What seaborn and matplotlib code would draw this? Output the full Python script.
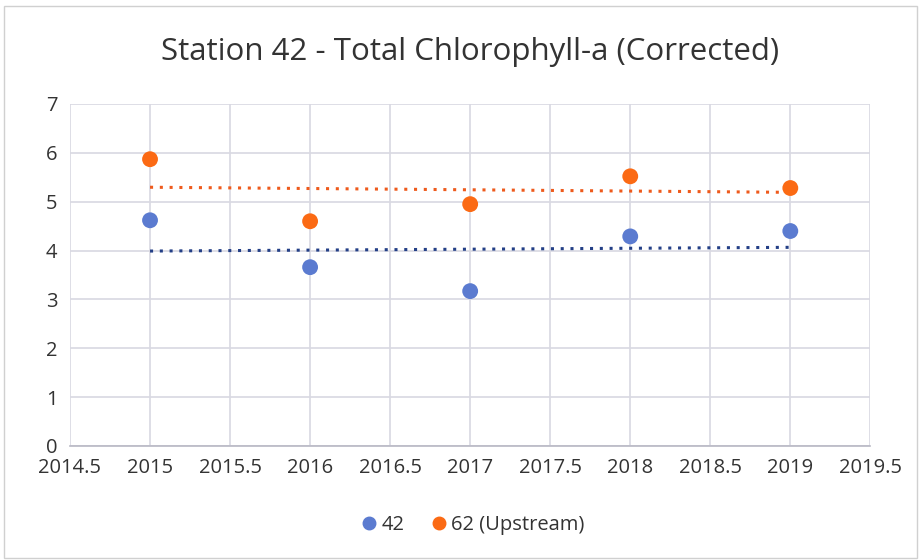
import matplotlib
matplotlib.use("Agg")
import matplotlib.pyplot as plt
import numpy as np
import pandas as pd
import seaborn as sns

years = [2015, 2016, 2017, 2018, 2019]
station_42 = [4.62, 3.66, 3.17, 4.29, 4.40]
station_62 = [5.87, 4.60, 4.95, 5.52, 5.28]
series_names = ["42", "62 (Upstream)"]
x_ticks = [2014.5, 2015, 2015.5, 2016, 2016.5, 2017, 2017.5, 2018, 2018.5, 2019, 2019.5]
y_ticks = [0, 1, 2, 3, 4, 5, 6, 7]

colors = {"42": "#5b7bd0", "62 (Upstream)": "#fb6a14"}
trend_colors = {"42": "#233f86", "62 (Upstream)": "#ee5a1c"}

df = pd.DataFrame({
    "year": years * 2,
    "value": station_42 + station_62,
    "station": [series_names[0]] * len(years) + [series_names[1]] * len(years),
})

sns.set_theme(style="white")
plt.rcParams["font.family"] = ["Open Sans", "DejaVu Sans"]

fig = plt.figure(figsize=(9.21, 5.6), dpi=100)
ax = fig.add_axes([0.076, 0.2036, 0.869, 0.6107])

# dotted linear trend lines, one per station
for name in series_names:
    sub = df[df["station"] == name]
    sns.regplot(data=sub, x="year", y="value", ax=ax, scatter=False, ci=None,
                truncate=True,
                line_kws={"color": trend_colors[name], "linestyle": (0, (1, 2.2)),
                          "linewidth": 2.2, "zorder": 2})

sns.scatterplot(data=df, x="year", y="value", hue="station", palette=colors,
                s=130, edgecolor="none", ax=ax, zorder=3, legend=False)

ax.set_xlim(2014.5, 2019.5)
ax.set_ylim(0, 7)
ax.set_xticks(x_ticks)
ax.set_xticklabels([f"{t:g}" for t in x_ticks])
ax.set_yticks(y_ticks)
ax.grid(True, color="#d8d8e2", linewidth=1.2)
ax.set_axisbelow(True)
for side in ["top", "right", "left"]:
    ax.spines[side].set_visible(False)
ax.spines["bottom"].set_color("#b8b8c4")
ax.spines["bottom"].set_linewidth(1.2)
ax.tick_params(axis="both", length=0, labelsize=14.5, colors="#333333", pad=9)
ax.set_xlabel("")
ax.set_ylabel("")

fig.text(0.51, 0.907, "Station 42 - Total Chlorophyll-a (Corrected)",
         ha="center", va="center", fontsize=22.5, color="#333333")

handles = [plt.Line2D([], [], marker="o", linestyle="", markersize=9,
                      color=colors[n]) for n in series_names]
fig.legend(handles, series_names, loc="center", bbox_to_anchor=(0.51, 0.062),
           ncol=2, frameon=False, fontsize=14.5, handletextpad=-0.1,
           handlelength=1.4, columnspacing=1.0, labelcolor="#333333")

# faint frame around the chart area
frame = plt.Rectangle((0.004, 0.004), 0.992, 0.985, transform=fig.transFigure,
                      fill=False, edgecolor="#d0d0d0", linewidth=1)
fig.patches.append(frame)

fig.savefig("out.png", dpi=100)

__________________________________________________

INSTRUCTION:
Exclude the pictures, and transcribe all of the material exactly.

FINAL RESULT:
What seaborn and matplotlib code would draw this? Output the full Python script.
import matplotlib
matplotlib.use("Agg")
import matplotlib.pyplot as plt
import numpy as np
import pandas as pd
import seaborn as sns

years = [2015, 2016, 2017, 2018, 2019]
station_42 = [4.62, 3.66, 3.17, 4.29, 4.40]
station_62 = [5.87, 4.60, 4.95, 5.52, 5.28]
series_names = ["42", "62 (Upstream)"]
x_ticks = [2014.5, 2015, 2015.5, 2016, 2016.5, 2017, 2017.5, 2018, 2018.5, 2019, 2019.5]
y_ticks = [0, 1, 2, 3, 4, 5, 6, 7]

colors = {"42": "#5b7bd0", "62 (Upstream)": "#fb6a14"}
trend_colors = {"42": "#233f86", "62 (Upstream)": "#ee5a1c"}

df = pd.DataFrame({
    "year": years * 2,
    "value": station_42 + station_62,
    "station": [series_names[0]] * len(years) + [series_names[1]] * len(years),
})

sns.set_theme(style="white")
plt.rcParams["font.family"] = ["Open Sans", "DejaVu Sans"]

fig = plt.figure(figsize=(9.21, 5.6), dpi=100)
ax = fig.add_axes([0.076, 0.2036, 0.869, 0.6107])

# dotted linear trend lines, one per station
for name in series_names:
    sub = df[df["station"] == name]
    sns.regplot(data=sub, x="year", y="value", ax=ax, scatter=False, ci=None,
                truncate=True,
                line_kws={"color": trend_colors[name], "linestyle": (0, (1, 2.2)),
                          "linewidth": 2.2, "zorder": 2})

sns.scatterplot(data=df, x="year", y="value", hue="station", palette=colors,
                s=130, edgecolor="none", ax=ax, zorder=3, legend=False)

ax.set_xlim(2014.5, 2019.5)
ax.set_ylim(0, 7)
ax.set_xticks(x_ticks)
ax.set_xticklabels([f"{t:g}" for t in x_ticks])
ax.set_yticks(y_ticks)
ax.grid(True, color="#d8d8e2", linewidth=1.2)
ax.set_axisbelow(True)
for side in ["top", "right", "left"]:
    ax.spines[side].set_visible(False)
ax.spines["bottom"].set_color("#b8b8c4")
ax.spines["bottom"].set_linewidth(1.2)
ax.tick_params(axis="both", length=0, labelsize=14.5, colors="#333333", pad=9)
ax.set_xlabel("")
ax.set_ylabel("")

fig.text(0.51, 0.907, "Station 42 - Total Chlorophyll-a (Corrected)",
         ha="center", va="center", fontsize=22.5, color="#333333")

handles = [plt.Line2D([], [], marker="o", linestyle="", markersize=9,
                      color=colors[n]) for n in series_names]
fig.legend(handles, series_names, loc="center", bbox_to_anchor=(0.51, 0.062),
           ncol=2, frameon=False, fontsize=14.5, handletextpad=-0.1,
           handlelength=1.4, columnspacing=1.0, labelcolor="#333333")

# faint frame around the chart area
frame = plt.Rectangle((0.004, 0.004), 0.992, 0.985, transform=fig.transFigure,
                      fill=False, edgecolor="#d0d0d0", linewidth=1)
fig.patches.append(frame)

fig.savefig("out.png", dpi=100)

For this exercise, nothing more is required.